═════ DATA EXCERPT ═════
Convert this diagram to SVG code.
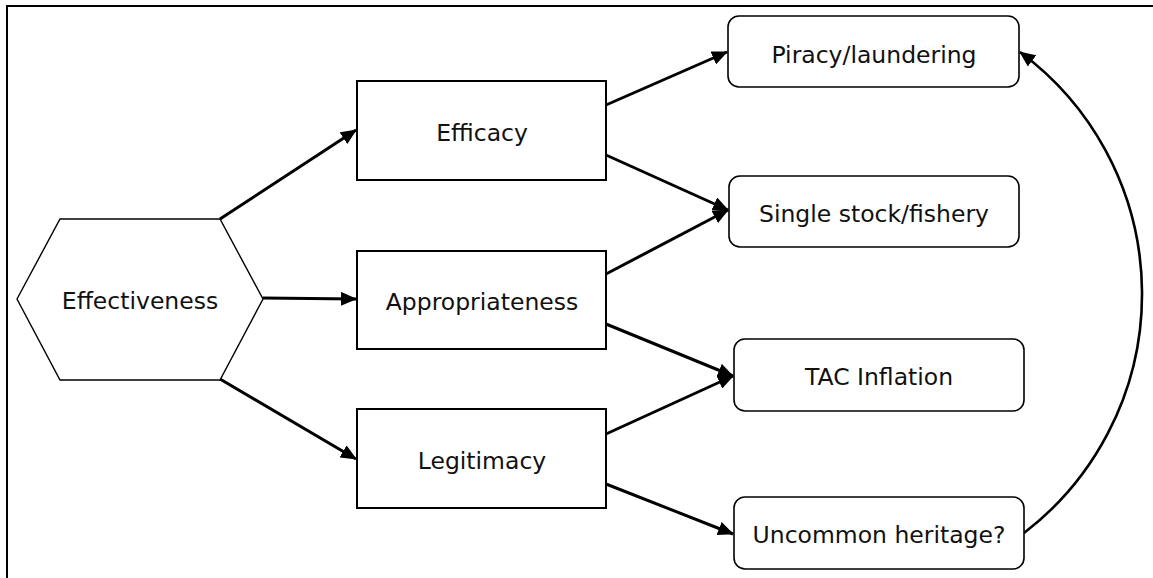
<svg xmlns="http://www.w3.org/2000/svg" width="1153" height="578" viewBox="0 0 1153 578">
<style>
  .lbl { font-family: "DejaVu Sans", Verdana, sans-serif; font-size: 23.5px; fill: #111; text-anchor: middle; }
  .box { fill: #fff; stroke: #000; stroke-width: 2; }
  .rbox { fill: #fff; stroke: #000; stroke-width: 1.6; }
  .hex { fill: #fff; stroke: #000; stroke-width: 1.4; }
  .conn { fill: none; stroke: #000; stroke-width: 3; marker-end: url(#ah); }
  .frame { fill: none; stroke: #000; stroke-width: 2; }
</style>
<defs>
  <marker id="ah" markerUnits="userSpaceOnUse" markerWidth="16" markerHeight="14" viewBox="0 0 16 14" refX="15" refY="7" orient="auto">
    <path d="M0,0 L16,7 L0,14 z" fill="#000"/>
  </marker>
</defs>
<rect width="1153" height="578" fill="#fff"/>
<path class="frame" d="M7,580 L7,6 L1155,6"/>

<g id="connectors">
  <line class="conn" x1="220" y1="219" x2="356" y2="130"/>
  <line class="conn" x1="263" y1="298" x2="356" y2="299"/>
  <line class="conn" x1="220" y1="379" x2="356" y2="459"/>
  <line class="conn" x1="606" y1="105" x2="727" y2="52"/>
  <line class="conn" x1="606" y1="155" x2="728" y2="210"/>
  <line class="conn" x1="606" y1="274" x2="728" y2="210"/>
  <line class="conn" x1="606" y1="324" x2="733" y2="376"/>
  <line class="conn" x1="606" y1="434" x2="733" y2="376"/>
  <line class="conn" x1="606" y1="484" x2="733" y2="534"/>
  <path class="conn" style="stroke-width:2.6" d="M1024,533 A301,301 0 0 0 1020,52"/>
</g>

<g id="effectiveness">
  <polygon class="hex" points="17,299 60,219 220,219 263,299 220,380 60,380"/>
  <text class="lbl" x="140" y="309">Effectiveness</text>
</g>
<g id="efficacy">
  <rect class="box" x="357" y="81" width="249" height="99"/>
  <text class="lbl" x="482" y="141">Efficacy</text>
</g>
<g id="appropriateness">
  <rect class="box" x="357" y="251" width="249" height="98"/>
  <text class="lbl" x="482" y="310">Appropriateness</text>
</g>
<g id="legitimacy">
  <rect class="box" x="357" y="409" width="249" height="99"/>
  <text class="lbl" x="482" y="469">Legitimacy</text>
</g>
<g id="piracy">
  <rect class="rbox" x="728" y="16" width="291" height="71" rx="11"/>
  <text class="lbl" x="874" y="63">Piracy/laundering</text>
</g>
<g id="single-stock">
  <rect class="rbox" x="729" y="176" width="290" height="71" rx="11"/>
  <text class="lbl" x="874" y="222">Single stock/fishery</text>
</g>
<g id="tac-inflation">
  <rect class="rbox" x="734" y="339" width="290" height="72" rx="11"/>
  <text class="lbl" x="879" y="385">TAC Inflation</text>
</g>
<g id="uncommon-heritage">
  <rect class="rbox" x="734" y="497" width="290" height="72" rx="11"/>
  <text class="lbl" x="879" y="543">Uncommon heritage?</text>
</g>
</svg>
═════
WORK TO COMPLETE – Every line of the data should be copied as it stands, without the images.

EXERCISE OUTPUT –
Convert this diagram to SVG code.
<svg xmlns="http://www.w3.org/2000/svg" width="1153" height="578" viewBox="0 0 1153 578">
<style>
  .lbl { font-family: "DejaVu Sans", Verdana, sans-serif; font-size: 23.5px; fill: #111; text-anchor: middle; }
  .box { fill: #fff; stroke: #000; stroke-width: 2; }
  .rbox { fill: #fff; stroke: #000; stroke-width: 1.6; }
  .hex { fill: #fff; stroke: #000; stroke-width: 1.4; }
  .conn { fill: none; stroke: #000; stroke-width: 3; marker-end: url(#ah); }
  .frame { fill: none; stroke: #000; stroke-width: 2; }
</style>
<defs>
  <marker id="ah" markerUnits="userSpaceOnUse" markerWidth="16" markerHeight="14" viewBox="0 0 16 14" refX="15" refY="7" orient="auto">
    <path d="M0,0 L16,7 L0,14 z" fill="#000"/>
  </marker>
</defs>
<rect width="1153" height="578" fill="#fff"/>
<path class="frame" d="M7,580 L7,6 L1155,6"/>

<g id="connectors">
  <line class="conn" x1="220" y1="219" x2="356" y2="130"/>
  <line class="conn" x1="263" y1="298" x2="356" y2="299"/>
  <line class="conn" x1="220" y1="379" x2="356" y2="459"/>
  <line class="conn" x1="606" y1="105" x2="727" y2="52"/>
  <line class="conn" x1="606" y1="155" x2="728" y2="210"/>
  <line class="conn" x1="606" y1="274" x2="728" y2="210"/>
  <line class="conn" x1="606" y1="324" x2="733" y2="376"/>
  <line class="conn" x1="606" y1="434" x2="733" y2="376"/>
  <line class="conn" x1="606" y1="484" x2="733" y2="534"/>
  <path class="conn" style="stroke-width:2.6" d="M1024,533 A301,301 0 0 0 1020,52"/>
</g>

<g id="effectiveness">
  <polygon class="hex" points="17,299 60,219 220,219 263,299 220,380 60,380"/>
  <text class="lbl" x="140" y="309">Effectiveness</text>
</g>
<g id="efficacy">
  <rect class="box" x="357" y="81" width="249" height="99"/>
  <text class="lbl" x="482" y="141">Efficacy</text>
</g>
<g id="appropriateness">
  <rect class="box" x="357" y="251" width="249" height="98"/>
  <text class="lbl" x="482" y="310">Appropriateness</text>
</g>
<g id="legitimacy">
  <rect class="box" x="357" y="409" width="249" height="99"/>
  <text class="lbl" x="482" y="469">Legitimacy</text>
</g>
<g id="piracy">
  <rect class="rbox" x="728" y="16" width="291" height="71" rx="11"/>
  <text class="lbl" x="874" y="63">Piracy/laundering</text>
</g>
<g id="single-stock">
  <rect class="rbox" x="729" y="176" width="290" height="71" rx="11"/>
  <text class="lbl" x="874" y="222">Single stock/fishery</text>
</g>
<g id="tac-inflation">
  <rect class="rbox" x="734" y="339" width="290" height="72" rx="11"/>
  <text class="lbl" x="879" y="385">TAC Inflation</text>
</g>
<g id="uncommon-heritage">
  <rect class="rbox" x="734" y="497" width="290" height="72" rx="11"/>
  <text class="lbl" x="879" y="543">Uncommon heritage?</text>
</g>
</svg>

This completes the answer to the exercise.